BROOKSVILLE — The phones are ringing off the hook again at Republic Services, the county's new garbage hauler.
In recent days, the hauler has been placing special stickers on the garbage cans of 16,000 residents who have not paid their bills, informing them that their free service is ending.
Up until now, the hauler, which took over countywide garbage collection in January, has been providing service to everyone as it built a customer list from scratch. Now the company has cut off those who haven't paid, prompting a flood of phone calls, reminiscent of the weeks of angry calls when Republic first took over the service.
County commissioners have been hearing about the ruckus, too. Commissioner Jim Adkins on Tuesday asked county staffers to bring representatives of Republic Services to the May 22 commission meeting to answer questions.
Phone calls peaked at about 1,900 one day last week, according to Republic Services business unit manager Randy Canal. The volume this week has been between 500 and 600 a day. The company has had to bring in extra workers and use customer service representatives from other states to handle the large number of calls.
Some of the calls have been from people who want to pay their bills. But many have been from unhappy residents who say they have never paid for garbage service or who do not want garbage service, even though they live in the mandatory pickup zone in Spring Hill.
Canal said there is some thought that of the 40,000 properties in the mandatory zone, the previous hauler may not have billed as many as 5,000 of them.
Other callers say they have paid their bills, but their trash is still not being collected. And some continue to have issues with missed pickups, entire neighborhoods being missed, or the day or time of their garbage, recycling and yard waste collections, according to Canal and the county's community relations coordinator, Brenda Frazier.
Canal said he has a solution he has been discussing with county officials: If the county were to bill for garbage collection on annual property tax bills, the questions and confusion when quarterly bills go out would be eliminated, he said.
"We're hoping that the county will move forward with that,'' Canal said. "They can really fix this pretty quickly, and it's a benefit to everybody because you don't have a billing issue and you're not going to have the rash of calls every quarter.''
Ultimately, it would help if all property owners were billed for garbage collection, eliminating trash dumping and burn barrels, he said. But in a referendum two years ago, Hernando voters overwhelmingly rejected countywide garbage collection.
While Canal is pushing for the change in billing, Frazier said she is hearing that some people who live in the mandatory garbage collection zone in Spring Hill are pushing to end mandatory collection, saying they think it is illegal or unconstitutional. They say they take their garbage to the county's convenience centers and do not want to pay for curbside service.
As of Wednesday, there were still 9,000 residents who had not paid their bills, Canal said.

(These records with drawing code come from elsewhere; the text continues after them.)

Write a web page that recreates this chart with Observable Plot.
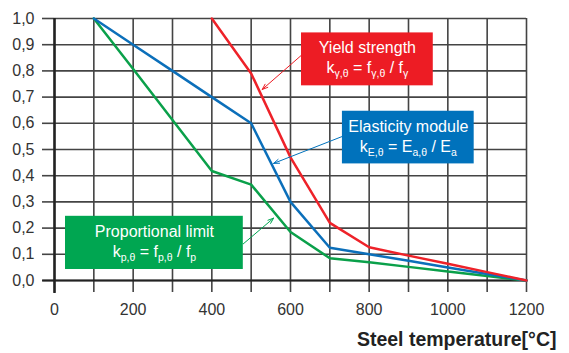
<!DOCTYPE html>
<html><head><meta charset="utf-8">
<script src="https://cdn.jsdelivr.net/npm/d3@7"></script>
<script src="https://cdn.jsdelivr.net/npm/@observablehq/plot@0.6"></script>
<style>
body{margin:0;background:#fff;}
#chart svg{display:block;}
</style>
</head><body><div id="chart"></div>
<script>
// Data
const yieldTemps = [400, 500, 600, 700, 800, 900, 1000, 1100, 1200];
const yieldVals  = [1.0, 0.79, 0.47, 0.22, 0.127, 0.095, 0.064, 0.032, 0.0];
const elastTemps = [100, 200, 300, 400, 500, 600, 700, 800, 900, 1000, 1100, 1200];
const elastVals  = [1.0, 0.9, 0.8, 0.7, 0.6, 0.30, 0.125, 0.10, 0.075, 0.05, 0.025, 0.0];
const propTemps  = [100, 200, 300, 400, 500, 600, 700, 800, 900, 1000, 1100, 1200];
const propVals   = [1.0, 0.807, 0.613, 0.418, 0.366, 0.185, 0.085, 0.07, 0.052, 0.034, 0.017, 0.0];

const xTicks = [0, 200, 400, 600, 800, 1000, 1200];
const xGrid = [0, 100, 200, 300, 400, 500, 600, 700, 800, 900, 1000, 1100, 1200];
const yTicks = [0, 0.1, 0.2, 0.3, 0.4, 0.5, 0.6, 0.7, 0.8, 0.9, 1.0];
const xLabel = "Steel temperature[°C]";

// annotation boxes
const boxNames    = ["Yield strength", "Elasticity module", "Proportional limit"];
const boxFormulas = ["k_{γ,θ} = f_{γ,θ} / f_{γ}", "k_{E,θ} = E_{a,θ} / E_{a}", "k_{p,θ} = f_{p,θ} / f_{p}"];
const boxColors   = ["#ed1c24", "#0072bc", "#00a651"];
const boxX1 = [628, 732, 28];
const boxX2 = [963, 1067, 480];
const boxY1 = [0.743, 0.445, 0.042];
const boxY2 = [0.945, 0.646, 0.245];
const arrowX1 = [628, 732, 480];
const arrowY1 = [0.86, 0.55, 0.14];
const arrowX2 = [528, 557, 557];
const arrowY2 = [0.729, 0.447, 0.238];

const series = [
  {temps: propTemps, vals: propVals, color: "#0aa04a"},
  {temps: elastTemps, vals: elastVals, color: "#0b6fba"},
  {temps: yieldTemps, vals: yieldVals, color: "#ee2229"}
];
const boxes = boxNames.map((n, i) => ({
  name: n, formula: boxFormulas[i], color: boxColors[i],
  x1: boxX1[i], x2: boxX2[i], y1: boxY1[i], y2: boxY2[i],
  xc: (boxX1[i] + boxX2[i]) / 2, yc: (boxY1[i] + boxY2[i]) / 2,
  ax1: arrowX1[i], ay1: arrowY1[i], ax2: arrowX2[i], ay2: arrowY2[i]
}));

const fmt = d => d.toFixed(1).replace(".", ",");
const font = "'Liberation Sans', Arial, sans-serif";

const marks = [
  Plot.gridX(xGrid, {stroke: "#444", strokeOpacity: 1, strokeWidth: 1.6}),
  Plot.gridY(yTicks, {stroke: "#444", strokeOpacity: 1, strokeWidth: 1.6}),
  Plot.axisX(xGrid, {tickSize: 12, tickFormat: () => "", stroke: "#444", strokeWidth: 1.6, label: null}),
  Plot.axisX(xTicks, {tickSize: 12, tickPadding: 11, tickFormat: d => String(d), fontSize: 16, fill: "#333", stroke: "none", label: null}),
  Plot.axisY(yTicks, {tickSize: 12, tickPadding: 8, tickFormat: fmt, fontSize: 16, fill: "#333", stroke: "#444", strokeWidth: 1.6, label: null}),
  Plot.ruleX([0], {stroke: "#222", strokeWidth: 2.5, y1: -0.05, y2: 1}),
  Plot.ruleY([0], {stroke: "#222", strokeWidth: 2, x1: -30, x2: 1200}),
];
for (const s of series) {
  marks.push(Plot.line(s.temps.map((t, i) => ({t, v: s.vals[i]})), {x: "t", y: "v", stroke: s.color, strokeWidth: 2.5, strokeLinejoin: "miter"}));
}
marks.push(
  Plot.arrow(boxes, {x1: "ax1", y1: "ay1", x2: "ax2", y2: "ay2", stroke: "color", strokeWidth: 1, headLength: 9, headAngle: 40}),
  Plot.rect(boxes, {x1: "x1", x2: "x2", y1: "y1", y2: "y2", fill: "color"}),
  Plot.text(boxes, {x: "xc", y: "yc", text: "name", dy: -11, fill: "white", fontSize: 16}),
  Plot.text(boxes, {x: "xc", y: "yc", text: "formula", dy: 9, fill: "white", fontSize: 16, className: "formula"}),
  Plot.text([xLabel], {frameAnchor: "bottom-right", dx: 30, dy: 65, fontWeight: "bold", fontSize: 19.5, fill: "#222", textAnchor: "end"})
);

const chart = Plot.plot({
  width: 569, height: 353,
  marginLeft: 54, marginRight: 43, marginTop: 18, marginBottom: 73,
  style: {fontFamily: font, background: "white", overflow: "visible"},
  x: {domain: [0, 1200], label: null},
  y: {domain: [0, 1], label: null},
  color: {type: "identity"},
  marks
});

// render subscripts in formulas
const NS = "http://www.w3.org/2000/svg";
chart.querySelectorAll("g.formula text").forEach(t => {
  const raw = t.textContent;
  t.textContent = "";
  const parts = raw.split(/(_\{[^}]*\})/).filter(p => p);
  let lowered = false;
  for (const p of parts) {
    const ts = document.createElementNS(NS, "tspan");
    if (p.startsWith("_{")) {
      ts.textContent = p.slice(2, -1);
      ts.setAttribute("font-size", "10.5");
      ts.setAttribute("dy", "4");
      lowered = true;
    } else {
      ts.textContent = p;
      if (lowered) { ts.setAttribute("dy", "-4"); lowered = false; }
    }
    t.appendChild(ts);
  }
});
document.getElementById("chart").appendChild(chart);
</script>
</body></html>
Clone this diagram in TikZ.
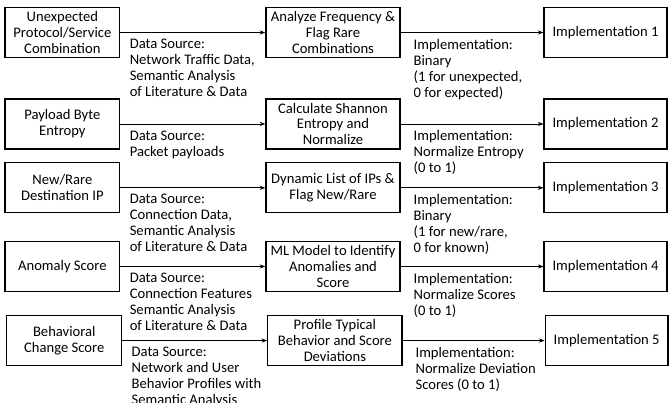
\documentclass[tikz,border=0pt]{standalone}
\usepackage{fontspec}
\setmainfont{Carlito}
\usepackage{tikz}
\usetikzlibrary{arrows.meta,positioning}
\tikzset{
  caja/.style={draw,line width=0.9pt,align=center,font=\fontsize{11}{12}\selectfont,inner sep=2pt,minimum height=1.32cm},
  cajaizq/.style={caja,minimum width=3.04cm},
  cajamed/.style={caja,minimum width=3.55cm},
  cajader/.style={caja,minimum width=3.25cm},
  flecha/.style={-{Stealth[length=1.5mm,width=1.1mm]},line width=0.6pt},
  etiqueta/.style={font=\fontsize{11}{12}\selectfont,align=left,anchor=north west,pos=0,inner xsep=6.75pt,inner ysep=4.7pt},
  etiquetaimp/.style={etiqueta,inner xsep=9.5pt},
}

\begin{document}
\begin{tikzpicture}
  \useasboundingbox (0,0) rectangle (17.70,-10.66);
  % fila 1
  \node[cajaizq] (car1) at (1.65,-0.86) {Unexpected\\Protocol/Service\\Combination};
  \node[cajamed] (met1) at (8.81,-0.86) {Analyze Frequency \&\\Flag Rare\\Combinations};
  \node[cajader] (imp1) at (16.02,-0.86) {Implementation 1};
  \draw[flecha] (car1.east) -- (met1.west) node[etiqueta] {Data Source:\\Network Traffic Data,\\Semantic Analysis\\of Literature \& Data};
  \draw[flecha] (met1.east) -- (imp1.west) node[etiquetaimp] {Implementation:\\Binary\\(1 for unexpected,\\0 for expected)};
  % fila 2
  \node[cajaizq] (car2) at (1.65,-3.28) {Payload Byte\\Entropy};
  \node[cajamed] (met2) at (8.81,-3.28) {Calculate Shannon\\Entropy and\\Normalize};
  \node[cajader] (imp2) at (16.02,-3.28) {Implementation 2};
  \draw[flecha] (car2.east) -- (met2.west) node[etiqueta] {Data Source:\\Packet payloads};
  \draw[flecha] (met2.east) -- (imp2.west) node[etiquetaimp] {Implementation:\\Normalize Entropy\\(0 to 1)};
  % fila 3
  \node[cajaizq] (car3) at (1.65,-4.97) {New/Rare\\Destination IP};
  \node[cajamed] (met3) at (8.81,-4.97) {Dynamic List of IPs \&\\Flag New/Rare};
  \node[cajader] (imp3) at (16.02,-4.97) {Implementation 3};
  \draw[flecha] (car3.east) -- (met3.west) node[etiqueta] {Data Source:\\Connection Data,\\Semantic Analysis\\of Literature \& Data};
  \draw[flecha] (met3.east) -- (imp3.west) node[etiquetaimp] {Implementation:\\Binary\\(1 for new/rare,\\0 for known)};
  % fila 4
  \node[cajaizq] (car4) at (1.65,-7.05) {Anomaly Score};
  \node[cajamed] (met4) at (8.81,-7.05) {ML Model to Identify\\Anomalies and\\Score};
  \node[cajader] (imp4) at (16.02,-7.05) {Implementation 4};
  \draw[flecha] (car4.east) -- (met4.west) node[etiqueta] {Data Source:\\Connection Features\\Semantic Analysis\\of Literature \& Data};
  \draw[flecha] (met4.east) -- (imp4.west) node[etiquetaimp] {Implementation:\\Normalize Scores\\(0 to 1)};
  % fila 5
  \node[cajaizq] (car5) at (1.70,-9.01) {Behavioral\\Change Score};
  \node[cajamed] (met5) at (8.86,-9.01) {Profile Typical\\Behavior and Score\\Deviations};
  \node[cajader] (imp5) at (16.05,-9.01) {Implementation 5};
  \draw[flecha] (car5.east) -- (met5.west) node[etiqueta] {Data Source:\\Network and User\\Behavior Profiles with\\Semantic Analysis};
  \draw[flecha] (met5.east) -- (imp5.west) node[etiquetaimp] {Implementation:\\Normalize Deviation\\Scores (0 to 1)};
\end{tikzpicture}
\end{document}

He noted that the county is in the process of better defining the eastern edge of the mandatory collection zone and that Republic Services intends to "work with the county to find ways to streamline the service and make it better.''
He said Republic also will continue to work toward including collection charges on tax bills, establish automated pickup zones in communities across the county and work toward a single-stream recycling system.
"It's all a work in progress,'' he said.